I think it's quite difficult to sustain the argument that the rape accusations aren't the real issue when he's twice fled jurisdiction on the day it became certain he would be charged with rape if he didn't. If the US had wanted to try to extradite him through legal means, the US had ample opportunity to arrange it during the period Assange was calmly reporting to the UK police every day whilst his legal team tried to thwart the European Arrest Warrant on technical grounds. If they wanted to try to extradite him through illegal means they could have done so at many points during Assange's life and a high profile court case would actually be a major inconvenience.
Fleeing at convenient timing is evidence that the threat of getting arrested and extradited was real.
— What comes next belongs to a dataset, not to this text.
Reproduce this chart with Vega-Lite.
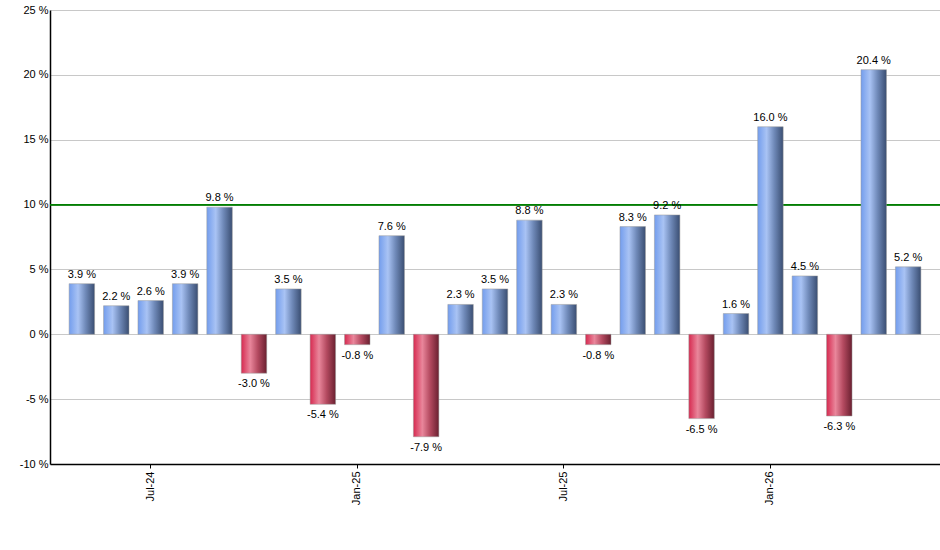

It says nothing about the validity of the sexual assault claims.
Not relevant, because he doesn't.

He refuses to go anywhere that makes him extraditable to the US. The Swedish, in turn, say roughly "our general rules are such that we can't guarantee that, and an exception isn't practically possible". Which makes sense, it's arguably better to have plain and simple rules than ones that cover every last edge case.

Personally, I think the Swedish should bend their laws. Globalisation is proceeding, and I think there'll be more country-straddling cases in the next century than there were in the past century. If that assumption is correct, writing rules to cover stances like Assange's is more reasonable than it has been.

Sweden shouldn't have to bargain or compromise with someone accused of a crime just because that person is picky about what countries they set foot in for their own reasons.

IF there are US charges against him and IF the US tries to extradite then I'm sure he'll have an opportunity to fight it.

> Sweden shouldn't have to bargain or compromise with someone accused of a crime just because that person is picky about what countries they set foot in for their own reasons.

What is your opinion about what countries should or should not have to do based on? Your feelings about countries in general, or a specific empathy for Sweden?

> IF there are US charges against him and IF the US tries to extradite then I'm sure he'll have an opportunity to fight it.

You're absolutely sure? Why haven't you called Assange yet? I'm sure he'd be happy to know what you know.

Can you suggest that as a general principle?

The current rules for extradition do have their reasons. You may not want Germany to be able to enforce its strict rules about nazi speech all over the world, or Turkey to be able to imprison people who've offended Erdogan.

Haggling over extradition is not unusual. For example, the US has promised not to use capital punishment in order to extradite people from countries that forbid capital punishment.

There is no request for extradition over which anyone could haggle. There is no concrete evidence that the US is going to make such a request.

If there would be a request, as you say yourself, Sweden doesn't necessarily have to honor it, for example if Assange faces capital punishment. Assange could probably fight extradition in court also.

In any case this is nothing here to suggest that this is anything more than a smokescreen thrown up by Assange to distract from the fact that he's a rapist fleeing prosecution.

Sweden asked Britain to extradite him, and Assange is haggling: "I'll come if you'll let me go wherever I please afterwards". That "if" may be insincere but IMO it counts as haggling.
There is no way to prove someone's guilt unless he's in Guantanamo? Every day HN teaches me stuff.
Leaving aside the contempt for your own professed ideal demonstrated by the implicit suggestion that the complainants are guilty of perjury, wouldn't it be nice if we had some sort of mechanism, oh, say, call it a court, we could use to assess against a legal standard of guilt?

Oh wait, there is. But Assange has chosen to (illegally) run away from a valid investigation.